■ **What to work on**
Tally the lines holding the string "matplotlib" and reply with that number alone.

■ **Material provided**
-- begin --

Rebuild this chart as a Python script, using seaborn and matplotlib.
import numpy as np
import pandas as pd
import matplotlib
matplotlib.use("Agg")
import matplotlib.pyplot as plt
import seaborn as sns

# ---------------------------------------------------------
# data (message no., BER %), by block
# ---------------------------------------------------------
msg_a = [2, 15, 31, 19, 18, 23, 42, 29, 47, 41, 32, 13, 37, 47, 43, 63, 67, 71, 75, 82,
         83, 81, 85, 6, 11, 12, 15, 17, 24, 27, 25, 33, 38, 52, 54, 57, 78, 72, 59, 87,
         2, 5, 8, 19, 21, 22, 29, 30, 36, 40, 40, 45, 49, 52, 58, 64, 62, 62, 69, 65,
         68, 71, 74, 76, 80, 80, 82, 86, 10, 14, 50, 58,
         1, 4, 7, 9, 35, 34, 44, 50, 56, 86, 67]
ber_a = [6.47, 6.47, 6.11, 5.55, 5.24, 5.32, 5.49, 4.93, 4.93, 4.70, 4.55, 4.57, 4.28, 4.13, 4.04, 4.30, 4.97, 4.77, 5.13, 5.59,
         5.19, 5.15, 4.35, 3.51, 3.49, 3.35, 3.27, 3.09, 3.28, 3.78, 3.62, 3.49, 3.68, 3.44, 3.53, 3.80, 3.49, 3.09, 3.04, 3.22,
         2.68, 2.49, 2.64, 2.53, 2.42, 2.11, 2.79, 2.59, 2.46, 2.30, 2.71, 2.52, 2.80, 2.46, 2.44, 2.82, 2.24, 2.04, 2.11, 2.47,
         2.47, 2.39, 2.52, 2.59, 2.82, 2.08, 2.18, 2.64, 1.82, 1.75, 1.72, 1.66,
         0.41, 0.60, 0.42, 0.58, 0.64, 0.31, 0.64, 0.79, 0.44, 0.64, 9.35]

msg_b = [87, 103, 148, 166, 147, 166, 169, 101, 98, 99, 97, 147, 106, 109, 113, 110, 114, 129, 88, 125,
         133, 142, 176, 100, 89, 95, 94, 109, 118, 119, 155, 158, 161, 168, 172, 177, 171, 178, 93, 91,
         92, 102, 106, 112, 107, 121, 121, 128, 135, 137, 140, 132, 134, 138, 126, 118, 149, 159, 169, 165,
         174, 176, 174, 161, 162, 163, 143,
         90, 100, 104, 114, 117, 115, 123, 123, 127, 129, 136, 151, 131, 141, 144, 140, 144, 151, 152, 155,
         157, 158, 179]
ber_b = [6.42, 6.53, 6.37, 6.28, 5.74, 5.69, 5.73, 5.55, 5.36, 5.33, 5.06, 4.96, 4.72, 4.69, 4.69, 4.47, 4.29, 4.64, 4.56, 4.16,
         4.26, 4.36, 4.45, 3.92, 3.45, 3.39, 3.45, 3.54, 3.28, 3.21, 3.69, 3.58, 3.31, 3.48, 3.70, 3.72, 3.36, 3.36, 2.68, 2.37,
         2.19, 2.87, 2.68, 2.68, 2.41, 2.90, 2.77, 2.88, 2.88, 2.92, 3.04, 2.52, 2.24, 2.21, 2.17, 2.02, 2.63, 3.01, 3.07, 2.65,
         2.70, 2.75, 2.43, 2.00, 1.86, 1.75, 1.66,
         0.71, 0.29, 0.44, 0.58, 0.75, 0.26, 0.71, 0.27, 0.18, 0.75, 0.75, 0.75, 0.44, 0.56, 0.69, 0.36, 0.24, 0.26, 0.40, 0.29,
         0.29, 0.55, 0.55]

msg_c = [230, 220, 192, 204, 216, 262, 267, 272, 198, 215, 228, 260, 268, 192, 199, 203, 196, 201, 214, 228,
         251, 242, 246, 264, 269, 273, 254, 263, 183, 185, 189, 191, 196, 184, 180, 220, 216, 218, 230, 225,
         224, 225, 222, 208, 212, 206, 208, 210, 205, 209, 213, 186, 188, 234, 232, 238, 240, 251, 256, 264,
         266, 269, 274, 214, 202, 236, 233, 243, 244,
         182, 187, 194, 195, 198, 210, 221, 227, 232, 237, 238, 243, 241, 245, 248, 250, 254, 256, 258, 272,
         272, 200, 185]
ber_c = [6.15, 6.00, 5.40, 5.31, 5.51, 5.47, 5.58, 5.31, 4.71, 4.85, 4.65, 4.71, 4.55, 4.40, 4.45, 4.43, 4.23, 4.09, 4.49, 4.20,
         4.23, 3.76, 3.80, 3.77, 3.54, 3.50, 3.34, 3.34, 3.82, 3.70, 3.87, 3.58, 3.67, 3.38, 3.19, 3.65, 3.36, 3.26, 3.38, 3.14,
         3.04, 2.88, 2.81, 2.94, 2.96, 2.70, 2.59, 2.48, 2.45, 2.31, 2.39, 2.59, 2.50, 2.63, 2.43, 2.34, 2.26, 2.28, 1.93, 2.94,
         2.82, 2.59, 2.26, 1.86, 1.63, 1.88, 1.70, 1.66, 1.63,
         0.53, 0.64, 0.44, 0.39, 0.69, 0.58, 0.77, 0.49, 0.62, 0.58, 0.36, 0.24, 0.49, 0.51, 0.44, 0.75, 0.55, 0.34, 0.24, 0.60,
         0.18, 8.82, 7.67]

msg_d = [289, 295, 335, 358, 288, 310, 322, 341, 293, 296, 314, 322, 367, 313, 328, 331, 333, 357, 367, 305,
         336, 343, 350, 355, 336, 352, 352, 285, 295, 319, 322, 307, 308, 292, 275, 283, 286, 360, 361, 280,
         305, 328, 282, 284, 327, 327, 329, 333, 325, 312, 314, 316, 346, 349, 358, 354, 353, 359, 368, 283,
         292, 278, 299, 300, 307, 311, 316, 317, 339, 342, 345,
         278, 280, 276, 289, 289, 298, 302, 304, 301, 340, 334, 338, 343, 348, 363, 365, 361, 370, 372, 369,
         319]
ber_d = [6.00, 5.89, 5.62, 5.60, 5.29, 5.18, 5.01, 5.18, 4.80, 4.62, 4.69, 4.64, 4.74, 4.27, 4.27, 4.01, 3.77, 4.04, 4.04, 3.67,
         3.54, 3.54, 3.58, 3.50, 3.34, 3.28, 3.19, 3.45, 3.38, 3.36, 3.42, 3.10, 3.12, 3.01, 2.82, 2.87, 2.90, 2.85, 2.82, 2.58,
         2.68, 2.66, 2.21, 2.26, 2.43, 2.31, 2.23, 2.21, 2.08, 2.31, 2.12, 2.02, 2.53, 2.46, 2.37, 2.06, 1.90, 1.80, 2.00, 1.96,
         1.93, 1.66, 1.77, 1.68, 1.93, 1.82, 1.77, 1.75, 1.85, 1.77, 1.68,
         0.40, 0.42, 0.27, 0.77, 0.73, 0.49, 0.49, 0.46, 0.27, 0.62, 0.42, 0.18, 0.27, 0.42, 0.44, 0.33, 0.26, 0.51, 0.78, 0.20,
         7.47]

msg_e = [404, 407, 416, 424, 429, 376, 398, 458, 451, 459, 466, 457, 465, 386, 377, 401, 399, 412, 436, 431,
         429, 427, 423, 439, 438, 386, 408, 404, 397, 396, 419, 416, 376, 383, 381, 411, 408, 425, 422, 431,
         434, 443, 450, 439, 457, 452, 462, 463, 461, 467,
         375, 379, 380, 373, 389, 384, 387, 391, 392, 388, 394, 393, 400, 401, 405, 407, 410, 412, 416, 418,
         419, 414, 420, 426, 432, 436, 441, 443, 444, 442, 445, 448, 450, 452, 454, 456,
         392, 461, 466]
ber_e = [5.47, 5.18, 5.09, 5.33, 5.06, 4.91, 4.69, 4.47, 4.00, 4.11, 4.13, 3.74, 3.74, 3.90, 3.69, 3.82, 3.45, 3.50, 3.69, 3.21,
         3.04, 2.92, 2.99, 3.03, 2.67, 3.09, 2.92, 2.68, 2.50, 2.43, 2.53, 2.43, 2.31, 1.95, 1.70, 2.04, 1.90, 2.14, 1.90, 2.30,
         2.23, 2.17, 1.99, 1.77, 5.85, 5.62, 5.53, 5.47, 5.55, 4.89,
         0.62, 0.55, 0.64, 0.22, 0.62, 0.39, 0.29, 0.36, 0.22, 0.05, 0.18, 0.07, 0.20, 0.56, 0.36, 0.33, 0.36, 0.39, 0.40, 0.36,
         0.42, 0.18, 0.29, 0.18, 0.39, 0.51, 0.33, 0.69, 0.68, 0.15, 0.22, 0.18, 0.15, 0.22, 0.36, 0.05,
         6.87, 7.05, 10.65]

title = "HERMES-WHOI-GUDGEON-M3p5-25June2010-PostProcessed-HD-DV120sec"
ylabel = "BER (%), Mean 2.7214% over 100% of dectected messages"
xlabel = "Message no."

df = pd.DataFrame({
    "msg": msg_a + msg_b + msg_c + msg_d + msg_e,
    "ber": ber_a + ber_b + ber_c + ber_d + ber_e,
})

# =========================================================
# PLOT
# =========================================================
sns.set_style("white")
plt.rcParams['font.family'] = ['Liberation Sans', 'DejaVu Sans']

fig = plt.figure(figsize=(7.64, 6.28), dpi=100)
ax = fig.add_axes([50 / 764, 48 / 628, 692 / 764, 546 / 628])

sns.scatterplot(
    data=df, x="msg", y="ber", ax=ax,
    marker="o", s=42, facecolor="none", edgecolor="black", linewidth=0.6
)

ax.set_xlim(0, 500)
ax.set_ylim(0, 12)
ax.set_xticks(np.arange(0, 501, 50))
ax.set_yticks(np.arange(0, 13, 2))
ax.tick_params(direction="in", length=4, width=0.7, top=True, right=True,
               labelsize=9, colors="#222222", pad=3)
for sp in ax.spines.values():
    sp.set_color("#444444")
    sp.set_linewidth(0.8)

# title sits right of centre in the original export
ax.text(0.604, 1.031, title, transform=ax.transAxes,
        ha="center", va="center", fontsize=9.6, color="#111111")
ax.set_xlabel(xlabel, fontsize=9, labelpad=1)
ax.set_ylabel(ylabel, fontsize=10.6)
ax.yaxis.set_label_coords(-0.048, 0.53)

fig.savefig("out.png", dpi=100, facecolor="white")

-- end --
-- begin --

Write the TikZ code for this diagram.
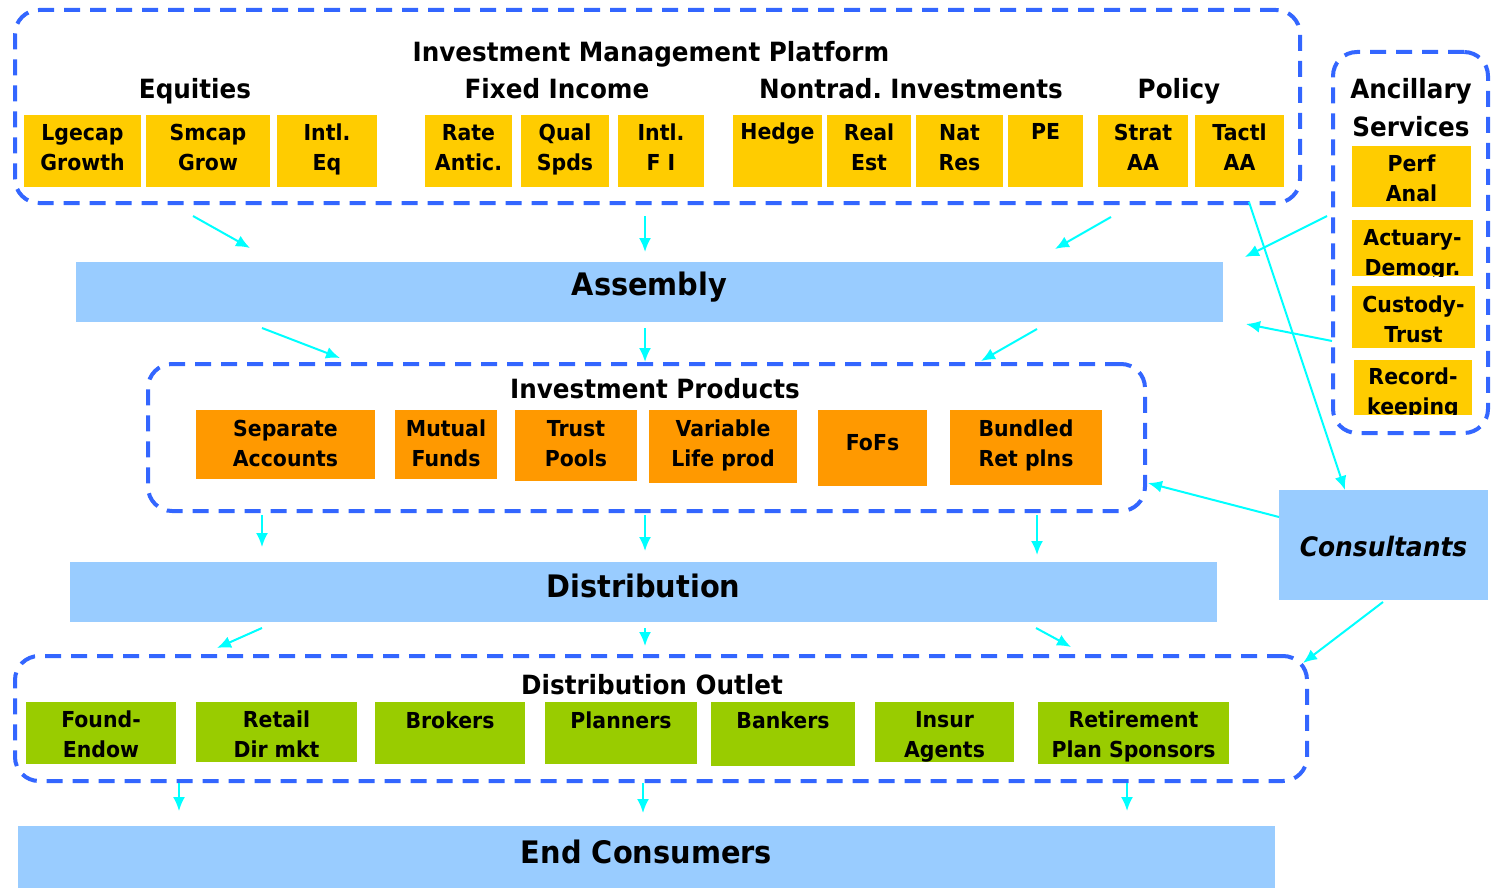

-- end --

■ **Correct output**
4